The idea for the New York carousel came from a failed venture in Alaska. Mr. Holzman had responded to an advertisement in 1983 for sculptors to work on a carousel that would honor the state’s culture and history.

But when its financing fell through, Mr. Holzman had an epiphany. While looking at a skunk from the porch of his summer home in Middleburgh, New York, he thought about how he could make a limewood sculpture out of it; then he thought about making a carousel skunk on an English saddle, and then about carving other carousel animals.

“And then the explosion,” he wrote in his memoir “Wanderings of a Wayward Woodcarver” (2022). “I don’t know any other word to describe it. A carousel in upstate New York! I don’t need to go to Alaska – no Great Alaskan Carousel. I’m making an Empire State CAROUSEL!

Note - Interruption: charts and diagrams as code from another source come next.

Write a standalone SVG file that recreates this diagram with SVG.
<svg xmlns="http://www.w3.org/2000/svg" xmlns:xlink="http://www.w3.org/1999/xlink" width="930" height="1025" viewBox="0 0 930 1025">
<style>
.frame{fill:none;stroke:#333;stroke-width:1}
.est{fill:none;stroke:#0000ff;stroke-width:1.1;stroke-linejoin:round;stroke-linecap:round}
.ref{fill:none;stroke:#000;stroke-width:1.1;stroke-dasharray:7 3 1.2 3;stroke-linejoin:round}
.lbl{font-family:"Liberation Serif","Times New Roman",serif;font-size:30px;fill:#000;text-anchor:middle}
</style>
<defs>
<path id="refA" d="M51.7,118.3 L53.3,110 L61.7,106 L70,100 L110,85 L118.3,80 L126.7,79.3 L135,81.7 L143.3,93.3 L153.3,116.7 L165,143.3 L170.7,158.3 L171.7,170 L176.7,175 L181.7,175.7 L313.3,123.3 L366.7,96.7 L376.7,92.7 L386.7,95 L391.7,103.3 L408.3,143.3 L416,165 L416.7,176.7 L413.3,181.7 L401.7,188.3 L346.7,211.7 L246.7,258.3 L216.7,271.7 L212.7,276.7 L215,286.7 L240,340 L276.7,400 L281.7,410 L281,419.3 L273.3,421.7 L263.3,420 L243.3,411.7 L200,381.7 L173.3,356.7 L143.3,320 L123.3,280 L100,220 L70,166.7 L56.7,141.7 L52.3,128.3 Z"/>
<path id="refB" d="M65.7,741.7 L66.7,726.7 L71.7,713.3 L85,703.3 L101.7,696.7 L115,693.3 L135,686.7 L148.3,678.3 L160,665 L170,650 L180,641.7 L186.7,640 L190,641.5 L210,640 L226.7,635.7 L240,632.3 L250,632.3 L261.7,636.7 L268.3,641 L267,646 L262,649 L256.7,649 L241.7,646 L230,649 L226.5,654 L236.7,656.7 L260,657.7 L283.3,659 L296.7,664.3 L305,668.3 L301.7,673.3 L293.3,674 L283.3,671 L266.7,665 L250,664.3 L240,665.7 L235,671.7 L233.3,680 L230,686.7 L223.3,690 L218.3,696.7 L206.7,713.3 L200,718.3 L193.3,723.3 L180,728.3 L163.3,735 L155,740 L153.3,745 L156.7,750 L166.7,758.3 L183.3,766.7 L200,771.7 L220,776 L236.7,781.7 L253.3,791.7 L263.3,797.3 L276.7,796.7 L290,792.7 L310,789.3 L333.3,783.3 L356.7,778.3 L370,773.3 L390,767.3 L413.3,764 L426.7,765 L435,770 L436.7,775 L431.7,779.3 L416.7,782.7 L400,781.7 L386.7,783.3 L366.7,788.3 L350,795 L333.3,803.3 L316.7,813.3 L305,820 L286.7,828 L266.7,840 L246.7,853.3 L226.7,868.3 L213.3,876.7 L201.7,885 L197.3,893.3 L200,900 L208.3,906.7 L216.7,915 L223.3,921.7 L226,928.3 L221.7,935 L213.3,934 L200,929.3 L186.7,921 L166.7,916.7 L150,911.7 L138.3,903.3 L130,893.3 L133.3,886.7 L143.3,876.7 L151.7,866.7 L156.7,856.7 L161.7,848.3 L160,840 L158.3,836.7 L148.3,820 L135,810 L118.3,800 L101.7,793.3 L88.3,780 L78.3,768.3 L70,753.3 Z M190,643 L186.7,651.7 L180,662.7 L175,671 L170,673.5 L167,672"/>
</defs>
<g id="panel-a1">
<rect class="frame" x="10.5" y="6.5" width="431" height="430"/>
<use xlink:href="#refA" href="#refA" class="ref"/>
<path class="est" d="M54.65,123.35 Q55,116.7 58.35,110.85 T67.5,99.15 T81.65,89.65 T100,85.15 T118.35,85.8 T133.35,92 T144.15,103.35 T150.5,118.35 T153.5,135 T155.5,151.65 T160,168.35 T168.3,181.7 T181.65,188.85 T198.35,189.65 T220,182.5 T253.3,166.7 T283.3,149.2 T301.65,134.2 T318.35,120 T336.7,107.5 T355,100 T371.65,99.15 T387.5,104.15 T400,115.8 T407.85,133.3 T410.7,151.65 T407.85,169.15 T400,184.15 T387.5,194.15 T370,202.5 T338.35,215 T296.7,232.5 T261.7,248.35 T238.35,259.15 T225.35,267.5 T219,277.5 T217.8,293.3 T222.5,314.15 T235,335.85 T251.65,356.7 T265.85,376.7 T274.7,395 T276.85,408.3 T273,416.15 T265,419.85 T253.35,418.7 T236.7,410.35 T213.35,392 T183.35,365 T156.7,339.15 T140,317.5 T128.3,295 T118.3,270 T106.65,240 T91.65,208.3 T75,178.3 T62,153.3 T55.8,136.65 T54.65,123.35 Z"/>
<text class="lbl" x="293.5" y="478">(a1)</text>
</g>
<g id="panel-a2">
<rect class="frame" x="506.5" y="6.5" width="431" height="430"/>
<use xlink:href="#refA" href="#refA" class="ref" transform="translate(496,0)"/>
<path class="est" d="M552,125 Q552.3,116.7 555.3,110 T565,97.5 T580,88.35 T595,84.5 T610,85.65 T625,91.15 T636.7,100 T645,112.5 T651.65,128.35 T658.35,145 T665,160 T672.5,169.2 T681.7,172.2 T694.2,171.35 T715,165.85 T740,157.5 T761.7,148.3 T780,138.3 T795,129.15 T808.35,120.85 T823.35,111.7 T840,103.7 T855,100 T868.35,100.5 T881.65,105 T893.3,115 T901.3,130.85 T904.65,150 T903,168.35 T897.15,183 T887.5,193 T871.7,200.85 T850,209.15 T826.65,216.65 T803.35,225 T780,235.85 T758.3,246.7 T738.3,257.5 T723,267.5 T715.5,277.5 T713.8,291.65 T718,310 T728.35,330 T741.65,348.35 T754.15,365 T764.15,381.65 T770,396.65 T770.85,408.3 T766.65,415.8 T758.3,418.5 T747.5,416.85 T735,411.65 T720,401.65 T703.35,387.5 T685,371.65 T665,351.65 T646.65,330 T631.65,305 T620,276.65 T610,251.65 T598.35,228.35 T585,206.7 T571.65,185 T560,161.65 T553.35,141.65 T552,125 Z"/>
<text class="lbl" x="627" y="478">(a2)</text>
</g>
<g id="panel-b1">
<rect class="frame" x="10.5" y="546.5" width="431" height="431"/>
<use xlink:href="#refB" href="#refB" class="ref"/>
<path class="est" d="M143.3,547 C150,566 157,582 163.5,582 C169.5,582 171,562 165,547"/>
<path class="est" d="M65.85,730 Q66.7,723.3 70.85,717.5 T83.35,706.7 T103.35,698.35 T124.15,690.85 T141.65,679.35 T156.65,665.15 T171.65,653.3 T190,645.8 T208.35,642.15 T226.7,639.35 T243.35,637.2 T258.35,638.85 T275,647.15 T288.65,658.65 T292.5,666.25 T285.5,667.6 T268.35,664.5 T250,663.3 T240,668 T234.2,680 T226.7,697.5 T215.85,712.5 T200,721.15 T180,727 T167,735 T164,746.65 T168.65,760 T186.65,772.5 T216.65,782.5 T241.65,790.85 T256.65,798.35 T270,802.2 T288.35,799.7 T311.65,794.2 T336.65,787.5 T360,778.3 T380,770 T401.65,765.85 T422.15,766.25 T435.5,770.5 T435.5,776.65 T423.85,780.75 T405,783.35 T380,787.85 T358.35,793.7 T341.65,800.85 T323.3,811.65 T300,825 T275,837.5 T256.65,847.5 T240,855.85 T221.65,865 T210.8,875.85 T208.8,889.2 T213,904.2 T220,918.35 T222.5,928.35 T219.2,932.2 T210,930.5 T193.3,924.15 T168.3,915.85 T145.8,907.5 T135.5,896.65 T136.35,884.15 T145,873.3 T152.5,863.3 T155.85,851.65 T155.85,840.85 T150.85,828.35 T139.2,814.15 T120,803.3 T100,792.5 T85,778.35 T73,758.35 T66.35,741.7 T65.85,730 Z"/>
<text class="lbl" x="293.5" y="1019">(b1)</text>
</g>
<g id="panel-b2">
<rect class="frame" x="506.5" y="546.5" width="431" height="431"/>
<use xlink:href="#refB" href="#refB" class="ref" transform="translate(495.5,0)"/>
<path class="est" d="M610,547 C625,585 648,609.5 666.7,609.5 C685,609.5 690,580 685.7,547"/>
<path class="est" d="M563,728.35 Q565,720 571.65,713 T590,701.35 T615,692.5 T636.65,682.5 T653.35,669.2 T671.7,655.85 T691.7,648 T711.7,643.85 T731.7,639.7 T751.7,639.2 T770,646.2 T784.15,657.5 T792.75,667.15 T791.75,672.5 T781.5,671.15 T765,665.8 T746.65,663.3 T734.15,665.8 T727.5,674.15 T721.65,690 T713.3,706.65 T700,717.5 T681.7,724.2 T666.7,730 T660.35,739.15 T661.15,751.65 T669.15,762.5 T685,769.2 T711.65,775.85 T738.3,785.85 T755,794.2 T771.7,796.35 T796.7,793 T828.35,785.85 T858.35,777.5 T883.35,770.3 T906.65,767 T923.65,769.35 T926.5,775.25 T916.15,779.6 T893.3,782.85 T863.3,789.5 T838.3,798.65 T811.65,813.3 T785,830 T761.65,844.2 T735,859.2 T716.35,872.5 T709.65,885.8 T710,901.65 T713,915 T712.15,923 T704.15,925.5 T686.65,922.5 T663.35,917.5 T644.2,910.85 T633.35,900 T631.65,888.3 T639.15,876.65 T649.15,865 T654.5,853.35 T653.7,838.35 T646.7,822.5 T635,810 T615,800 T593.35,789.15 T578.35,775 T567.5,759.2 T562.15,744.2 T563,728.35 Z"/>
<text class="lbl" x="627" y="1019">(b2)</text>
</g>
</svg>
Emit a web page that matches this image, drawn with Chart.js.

Work started in 1983 and would last a few years. But it was a grind. Funding trickled in through local businesses, government grants, individuals and children.

“He was very persistent, but sometimes he was very angry that things didn’t work out,” his wife, Arlene (Davidson) Holzman, said in a telephone interview.

When the carousel was finally completed in 2003, it found a home, but for only three weeks, at the Holtsville Ecology Center and Animal Preserve in the town of Brookhaven, Long Island. When the city closed the building that housed it because it was not up to code, Mr. Holzman sought a new home for the merry-go-round.

Garet D. Livermore, former vice president of the Farmers’ Museum, said by phone that he was asked to bring a carousel to Cooperstown, “which took me on a long, strange journey with a lot of people, but eventually I got in touch with Gerry .”

Jane Forbes Clark, whose influential family built the museum and the Baseball Hall of Fame, among other institutions in Cooperstown, agreed to build a pavilion at the Farmers’ Museum to house the carousel, which Mr. Holzman donated in 2005.

In addition to his wife and daughter Nancy, Mr. Holzman is survived by two other daughters, Jill Irving and Susan Gatti; a brother, Larry; and six grandchildren.

In 2009, Mr. Holzman was invited to speak to the wives of Baseball Hall of Famers who gathered in Cooperstown for the annual induction weekend. He talked about the connection between carousels and baseball.

“Do you remember your first ride?” he said. ‘Who brought you? Think about it for a moment. It was probably your father or mother, a brother or sister or a favorite uncle or aunt. Riding a carousel, like watching a baseball game, gives us all a chance to be young again.”